STORED DATA —

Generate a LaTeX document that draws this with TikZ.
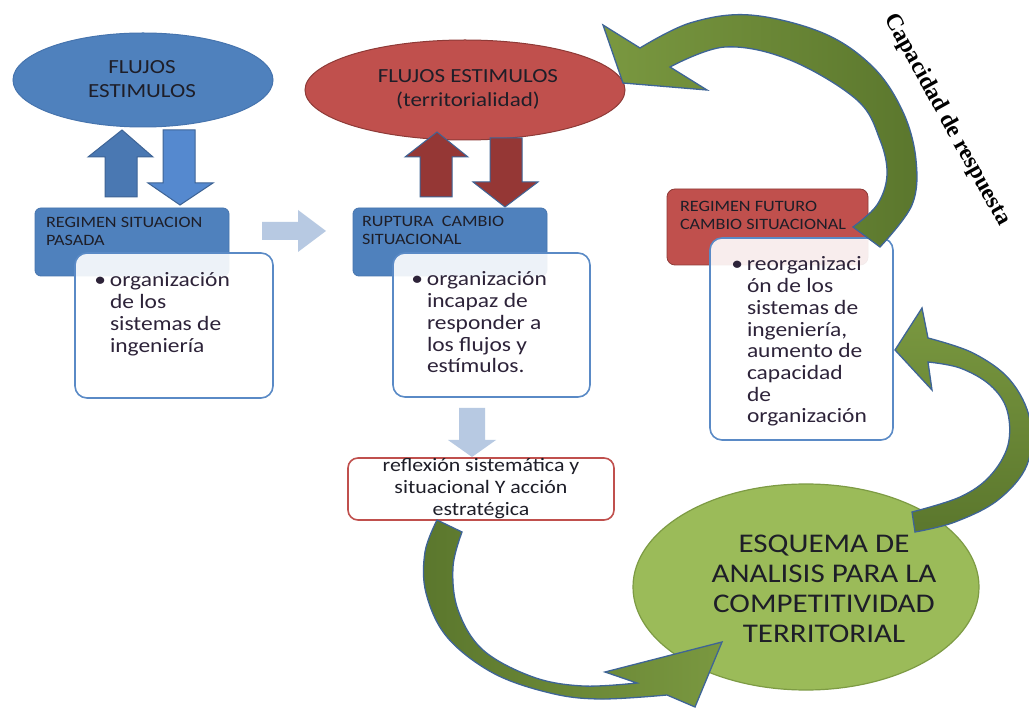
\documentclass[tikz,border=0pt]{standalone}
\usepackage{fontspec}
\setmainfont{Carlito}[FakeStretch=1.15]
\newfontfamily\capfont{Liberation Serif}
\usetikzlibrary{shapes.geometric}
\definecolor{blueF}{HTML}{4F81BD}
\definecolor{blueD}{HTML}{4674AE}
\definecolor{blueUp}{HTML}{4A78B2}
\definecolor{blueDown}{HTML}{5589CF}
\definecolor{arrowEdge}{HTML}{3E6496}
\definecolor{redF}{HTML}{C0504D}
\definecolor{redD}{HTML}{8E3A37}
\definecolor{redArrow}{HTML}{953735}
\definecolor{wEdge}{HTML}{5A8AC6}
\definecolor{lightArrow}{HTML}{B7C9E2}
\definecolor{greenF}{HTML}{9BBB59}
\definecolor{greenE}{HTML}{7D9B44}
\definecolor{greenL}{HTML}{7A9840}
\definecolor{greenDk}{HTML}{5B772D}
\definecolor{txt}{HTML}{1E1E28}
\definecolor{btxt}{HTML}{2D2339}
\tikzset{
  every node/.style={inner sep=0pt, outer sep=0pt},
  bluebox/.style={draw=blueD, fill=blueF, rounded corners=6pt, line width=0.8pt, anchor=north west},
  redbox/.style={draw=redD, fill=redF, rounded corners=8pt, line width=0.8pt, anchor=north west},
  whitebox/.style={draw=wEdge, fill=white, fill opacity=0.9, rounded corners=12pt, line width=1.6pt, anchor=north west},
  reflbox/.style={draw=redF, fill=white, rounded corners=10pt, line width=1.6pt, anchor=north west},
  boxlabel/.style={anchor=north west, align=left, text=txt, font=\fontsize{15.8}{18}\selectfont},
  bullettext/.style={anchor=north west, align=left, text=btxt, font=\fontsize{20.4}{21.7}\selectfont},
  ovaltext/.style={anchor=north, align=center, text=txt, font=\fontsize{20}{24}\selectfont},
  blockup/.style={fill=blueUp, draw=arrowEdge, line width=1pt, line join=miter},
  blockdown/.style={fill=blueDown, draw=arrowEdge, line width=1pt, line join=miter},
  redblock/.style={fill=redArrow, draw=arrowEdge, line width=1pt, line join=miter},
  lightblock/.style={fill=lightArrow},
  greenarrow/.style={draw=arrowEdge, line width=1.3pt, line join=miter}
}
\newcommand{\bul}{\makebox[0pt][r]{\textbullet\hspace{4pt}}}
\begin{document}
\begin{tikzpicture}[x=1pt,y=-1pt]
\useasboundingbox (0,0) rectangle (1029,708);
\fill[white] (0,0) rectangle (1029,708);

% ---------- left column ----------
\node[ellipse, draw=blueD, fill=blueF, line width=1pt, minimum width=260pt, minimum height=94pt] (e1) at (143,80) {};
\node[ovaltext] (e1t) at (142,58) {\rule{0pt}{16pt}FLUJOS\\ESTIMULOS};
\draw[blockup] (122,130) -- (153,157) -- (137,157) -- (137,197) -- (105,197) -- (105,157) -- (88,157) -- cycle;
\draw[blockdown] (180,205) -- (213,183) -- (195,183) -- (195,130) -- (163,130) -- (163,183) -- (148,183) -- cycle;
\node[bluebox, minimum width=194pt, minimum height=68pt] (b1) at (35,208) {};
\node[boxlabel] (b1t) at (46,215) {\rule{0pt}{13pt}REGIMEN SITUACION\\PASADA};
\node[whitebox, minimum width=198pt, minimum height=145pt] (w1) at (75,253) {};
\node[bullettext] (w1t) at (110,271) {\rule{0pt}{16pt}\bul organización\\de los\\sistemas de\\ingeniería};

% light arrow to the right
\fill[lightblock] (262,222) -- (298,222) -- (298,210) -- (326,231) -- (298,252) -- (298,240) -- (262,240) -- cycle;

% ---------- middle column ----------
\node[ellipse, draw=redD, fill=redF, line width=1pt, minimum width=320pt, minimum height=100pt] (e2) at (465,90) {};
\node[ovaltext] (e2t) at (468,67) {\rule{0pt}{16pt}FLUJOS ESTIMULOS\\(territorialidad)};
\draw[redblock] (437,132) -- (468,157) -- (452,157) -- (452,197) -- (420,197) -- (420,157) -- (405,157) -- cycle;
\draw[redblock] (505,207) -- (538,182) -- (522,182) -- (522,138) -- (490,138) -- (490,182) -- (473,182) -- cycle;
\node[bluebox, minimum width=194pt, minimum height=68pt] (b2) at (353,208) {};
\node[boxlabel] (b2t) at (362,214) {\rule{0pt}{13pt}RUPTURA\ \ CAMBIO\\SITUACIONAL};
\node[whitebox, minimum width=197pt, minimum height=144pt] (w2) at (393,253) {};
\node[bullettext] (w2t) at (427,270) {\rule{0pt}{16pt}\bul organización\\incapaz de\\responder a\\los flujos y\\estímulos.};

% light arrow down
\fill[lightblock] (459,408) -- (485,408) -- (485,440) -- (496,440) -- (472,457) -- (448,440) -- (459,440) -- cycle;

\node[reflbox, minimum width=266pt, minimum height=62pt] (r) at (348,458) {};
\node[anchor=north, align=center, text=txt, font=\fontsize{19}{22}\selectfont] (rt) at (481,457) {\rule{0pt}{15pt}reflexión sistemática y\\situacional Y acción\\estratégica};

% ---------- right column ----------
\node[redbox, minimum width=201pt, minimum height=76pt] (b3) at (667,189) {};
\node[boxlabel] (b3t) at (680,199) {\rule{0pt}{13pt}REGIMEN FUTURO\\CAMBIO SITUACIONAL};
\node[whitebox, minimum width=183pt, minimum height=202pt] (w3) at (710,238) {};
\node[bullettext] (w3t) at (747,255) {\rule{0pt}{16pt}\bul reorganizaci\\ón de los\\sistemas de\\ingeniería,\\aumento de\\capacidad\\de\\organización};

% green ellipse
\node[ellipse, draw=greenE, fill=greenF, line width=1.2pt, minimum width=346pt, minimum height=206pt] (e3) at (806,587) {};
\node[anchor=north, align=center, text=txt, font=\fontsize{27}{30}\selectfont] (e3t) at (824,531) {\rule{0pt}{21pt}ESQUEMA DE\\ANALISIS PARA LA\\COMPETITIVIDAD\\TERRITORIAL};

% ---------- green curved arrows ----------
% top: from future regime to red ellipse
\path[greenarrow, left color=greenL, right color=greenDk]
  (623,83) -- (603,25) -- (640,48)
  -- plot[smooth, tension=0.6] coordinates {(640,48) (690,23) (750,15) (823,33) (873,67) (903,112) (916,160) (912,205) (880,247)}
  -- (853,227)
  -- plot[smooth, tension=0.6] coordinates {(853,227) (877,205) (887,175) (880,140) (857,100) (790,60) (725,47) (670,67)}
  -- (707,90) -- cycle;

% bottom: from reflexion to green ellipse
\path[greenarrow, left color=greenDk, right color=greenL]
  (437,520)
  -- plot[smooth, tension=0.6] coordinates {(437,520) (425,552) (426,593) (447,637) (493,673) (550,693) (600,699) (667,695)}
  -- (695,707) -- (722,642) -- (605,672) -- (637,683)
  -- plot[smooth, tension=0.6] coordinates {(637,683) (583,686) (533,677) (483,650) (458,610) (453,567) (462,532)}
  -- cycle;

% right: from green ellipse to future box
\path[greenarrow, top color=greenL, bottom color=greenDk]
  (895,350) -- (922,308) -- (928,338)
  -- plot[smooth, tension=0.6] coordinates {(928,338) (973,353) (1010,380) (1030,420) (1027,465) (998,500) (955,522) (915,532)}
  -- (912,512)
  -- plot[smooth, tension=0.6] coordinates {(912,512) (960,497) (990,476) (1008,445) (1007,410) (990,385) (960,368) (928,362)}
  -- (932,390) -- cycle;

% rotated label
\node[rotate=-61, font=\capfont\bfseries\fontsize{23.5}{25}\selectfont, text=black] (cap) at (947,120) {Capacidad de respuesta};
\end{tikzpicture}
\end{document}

EXERCISE REQUIREMENTS —
Return each line of the data, keeping its wording exact and omitting pictures.

EXERCISE SOLUTION —
Generate a LaTeX document that draws this with TikZ.
\documentclass[tikz,border=0pt]{standalone}
\usepackage{fontspec}
\setmainfont{Carlito}[FakeStretch=1.15]
\newfontfamily\capfont{Liberation Serif}
\usetikzlibrary{shapes.geometric}
\definecolor{blueF}{HTML}{4F81BD}
\definecolor{blueD}{HTML}{4674AE}
\definecolor{blueUp}{HTML}{4A78B2}
\definecolor{blueDown}{HTML}{5589CF}
\definecolor{arrowEdge}{HTML}{3E6496}
\definecolor{redF}{HTML}{C0504D}
\definecolor{redD}{HTML}{8E3A37}
\definecolor{redArrow}{HTML}{953735}
\definecolor{wEdge}{HTML}{5A8AC6}
\definecolor{lightArrow}{HTML}{B7C9E2}
\definecolor{greenF}{HTML}{9BBB59}
\definecolor{greenE}{HTML}{7D9B44}
\definecolor{greenL}{HTML}{7A9840}
\definecolor{greenDk}{HTML}{5B772D}
\definecolor{txt}{HTML}{1E1E28}
\definecolor{btxt}{HTML}{2D2339}
\tikzset{
  every node/.style={inner sep=0pt, outer sep=0pt},
  bluebox/.style={draw=blueD, fill=blueF, rounded corners=6pt, line width=0.8pt, anchor=north west},
  redbox/.style={draw=redD, fill=redF, rounded corners=8pt, line width=0.8pt, anchor=north west},
  whitebox/.style={draw=wEdge, fill=white, fill opacity=0.9, rounded corners=12pt, line width=1.6pt, anchor=north west},
  reflbox/.style={draw=redF, fill=white, rounded corners=10pt, line width=1.6pt, anchor=north west},
  boxlabel/.style={anchor=north west, align=left, text=txt, font=\fontsize{15.8}{18}\selectfont},
  bullettext/.style={anchor=north west, align=left, text=btxt, font=\fontsize{20.4}{21.7}\selectfont},
  ovaltext/.style={anchor=north, align=center, text=txt, font=\fontsize{20}{24}\selectfont},
  blockup/.style={fill=blueUp, draw=arrowEdge, line width=1pt, line join=miter},
  blockdown/.style={fill=blueDown, draw=arrowEdge, line width=1pt, line join=miter},
  redblock/.style={fill=redArrow, draw=arrowEdge, line width=1pt, line join=miter},
  lightblock/.style={fill=lightArrow},
  greenarrow/.style={draw=arrowEdge, line width=1.3pt, line join=miter}
}
\newcommand{\bul}{\makebox[0pt][r]{\textbullet\hspace{4pt}}}
\begin{document}
\begin{tikzpicture}[x=1pt,y=-1pt]
\useasboundingbox (0,0) rectangle (1029,708);
\fill[white] (0,0) rectangle (1029,708);

% ---------- left column ----------
\node[ellipse, draw=blueD, fill=blueF, line width=1pt, minimum width=260pt, minimum height=94pt] (e1) at (143,80) {};
\node[ovaltext] (e1t) at (142,58) {\rule{0pt}{16pt}FLUJOS\\ESTIMULOS};
\draw[blockup] (122,130) -- (153,157) -- (137,157) -- (137,197) -- (105,197) -- (105,157) -- (88,157) -- cycle;
\draw[blockdown] (180,205) -- (213,183) -- (195,183) -- (195,130) -- (163,130) -- (163,183) -- (148,183) -- cycle;
\node[bluebox, minimum width=194pt, minimum height=68pt] (b1) at (35,208) {};
\node[boxlabel] (b1t) at (46,215) {\rule{0pt}{13pt}REGIMEN SITUACION\\PASADA};
\node[whitebox, minimum width=198pt, minimum height=145pt] (w1) at (75,253) {};
\node[bullettext] (w1t) at (110,271) {\rule{0pt}{16pt}\bul organización\\de los\\sistemas de\\ingeniería};

% light arrow to the right
\fill[lightblock] (262,222) -- (298,222) -- (298,210) -- (326,231) -- (298,252) -- (298,240) -- (262,240) -- cycle;

% ---------- middle column ----------
\node[ellipse, draw=redD, fill=redF, line width=1pt, minimum width=320pt, minimum height=100pt] (e2) at (465,90) {};
\node[ovaltext] (e2t) at (468,67) {\rule{0pt}{16pt}FLUJOS ESTIMULOS\\(territorialidad)};
\draw[redblock] (437,132) -- (468,157) -- (452,157) -- (452,197) -- (420,197) -- (420,157) -- (405,157) -- cycle;
\draw[redblock] (505,207) -- (538,182) -- (522,182) -- (522,138) -- (490,138) -- (490,182) -- (473,182) -- cycle;
\node[bluebox, minimum width=194pt, minimum height=68pt] (b2) at (353,208) {};
\node[boxlabel] (b2t) at (362,214) {\rule{0pt}{13pt}RUPTURA\ \ CAMBIO\\SITUACIONAL};
\node[whitebox, minimum width=197pt, minimum height=144pt] (w2) at (393,253) {};
\node[bullettext] (w2t) at (427,270) {\rule{0pt}{16pt}\bul organización\\incapaz de\\responder a\\los flujos y\\estímulos.};

% light arrow down
\fill[lightblock] (459,408) -- (485,408) -- (485,440) -- (496,440) -- (472,457) -- (448,440) -- (459,440) -- cycle;

\node[reflbox, minimum width=266pt, minimum height=62pt] (r) at (348,458) {};
\node[anchor=north, align=center, text=txt, font=\fontsize{19}{22}\selectfont] (rt) at (481,457) {\rule{0pt}{15pt}reflexión sistemática y\\situacional Y acción\\estratégica};

% ---------- right column ----------
\node[redbox, minimum width=201pt, minimum height=76pt] (b3) at (667,189) {};
\node[boxlabel] (b3t) at (680,199) {\rule{0pt}{13pt}REGIMEN FUTURO\\CAMBIO SITUACIONAL};
\node[whitebox, minimum width=183pt, minimum height=202pt] (w3) at (710,238) {};
\node[bullettext] (w3t) at (747,255) {\rule{0pt}{16pt}\bul reorganizaci\\ón de los\\sistemas de\\ingeniería,\\aumento de\\capacidad\\de\\organización};

% green ellipse
\node[ellipse, draw=greenE, fill=greenF, line width=1.2pt, minimum width=346pt, minimum height=206pt] (e3) at (806,587) {};
\node[anchor=north, align=center, text=txt, font=\fontsize{27}{30}\selectfont] (e3t) at (824,531) {\rule{0pt}{21pt}ESQUEMA DE\\ANALISIS PARA LA\\COMPETITIVIDAD\\TERRITORIAL};

% ---------- green curved arrows ----------
% top: from future regime to red ellipse
\path[greenarrow, left color=greenL, right color=greenDk]
  (623,83) -- (603,25) -- (640,48)
  -- plot[smooth, tension=0.6] coordinates {(640,48) (690,23) (750,15) (823,33) (873,67) (903,112) (916,160) (912,205) (880,247)}
  -- (853,227)
  -- plot[smooth, tension=0.6] coordinates {(853,227) (877,205) (887,175) (880,140) (857,100) (790,60) (725,47) (670,67)}
  -- (707,90) -- cycle;

% bottom: from reflexion to green ellipse
\path[greenarrow, left color=greenDk, right color=greenL]
  (437,520)
  -- plot[smooth, tension=0.6] coordinates {(437,520) (425,552) (426,593) (447,637) (493,673) (550,693) (600,699) (667,695)}
  -- (695,707) -- (722,642) -- (605,672) -- (637,683)
  -- plot[smooth, tension=0.6] coordinates {(637,683) (583,686) (533,677) (483,650) (458,610) (453,567) (462,532)}
  -- cycle;

% right: from green ellipse to future box
\path[greenarrow, top color=greenL, bottom color=greenDk]
  (895,350) -- (922,308) -- (928,338)
  -- plot[smooth, tension=0.6] coordinates {(928,338) (973,353) (1010,380) (1030,420) (1027,465) (998,500) (955,522) (915,532)}
  -- (912,512)
  -- plot[smooth, tension=0.6] coordinates {(912,512) (960,497) (990,476) (1008,445) (1007,410) (990,385) (960,368) (928,362)}
  -- (932,390) -- cycle;

% rotated label
\node[rotate=-61, font=\capfont\bfseries\fontsize{23.5}{25}\selectfont, text=black] (cap) at (947,120) {Capacidad de respuesta};
\end{tikzpicture}
\end{document}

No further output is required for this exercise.